As a way to let state governments, and taxpayers, off the hook for paying the trillions in pension benefits they have promised to their workers, presidential hopeful and former House Speaker Newt Gingrich has proposed changing federal laws, so that states can go bankrupt. True, state pension plans don't currently have enough to pay their pension benefits over time, not to mention all the other stuff that is due more immediately. But we have to remember that states agreed to pay these benefits in negotiations with workers. Legislators should be held accountable, and show the fortitude, to negotiate a solution to reduce them, rather than just walk away.
Photo source: Newt.org
It's the lead story in Pensions & Investments, a trade publication I happen to subscribe to, and on Newt Gingrich's web site there is a transcript of a speech he made to the Institute for Policy Innovation, a group based in Lewisville, Texas, back in November.
Says the Gringrich site:
Newt is currently pushing for federal legislation that would give financially strapped states the right to file for bankruptcy and renege on pension and other benefit promises made to state employees.Renege -- what a lovely word. There are a number of problems with this, and I know a lot about this issue because I've been writing a big story on the topic.
First, under the U.S. Bankruptcy Code -- and bankruptcy is a matter for federal court, not state court -- states cannot petition for bankruptcy. Municipalities and state agencies can, but not states, so a measure such as that Mr. Gingrich is calling for would require a big change to the Bankruptcy Code.

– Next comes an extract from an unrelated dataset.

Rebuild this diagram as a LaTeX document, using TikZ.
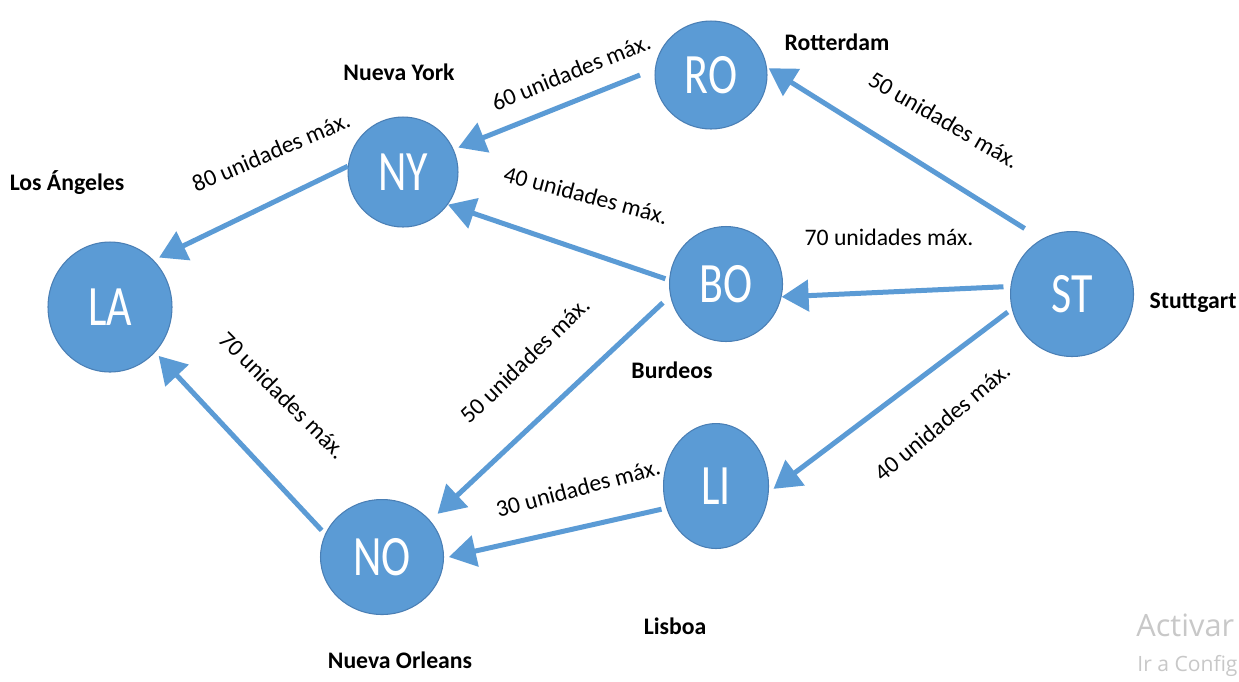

Second, there are contracts in place to pay pension benefits to millions of state workers. The U.S. Constitution protects those contracts, as do state constitutions, and in some states there are even special protections over pension benefits. Those laws stand in the way too.
Contrary to the impression media reports have created, state workers don't run the state pension plans -- legislators do. Much of today's pension problem comes from the late 1990s, when stock prices were high, and legislators increased state workers' benefits. It's simple -- there are a lot of state workers, and using taxpayer money to increase pensions will bag a lot of votes in the next election. Pardon my cynicism.
What's needed here is a collective, negotiated solution, with representation of state workers, taxpayers and legislators. (By the way, in most states, workers make significant contributions to their retirement, so it's not all "taxpayer money.")
And like any government spending and borrowing issue, it affects future generations, so they should have a seat at the table, too. Mr. Gingrich wants to let states blame the unions and simply walk away -- that can't be allowed to happen because the current fiscal crisis is hard to work out. More to follow on this one.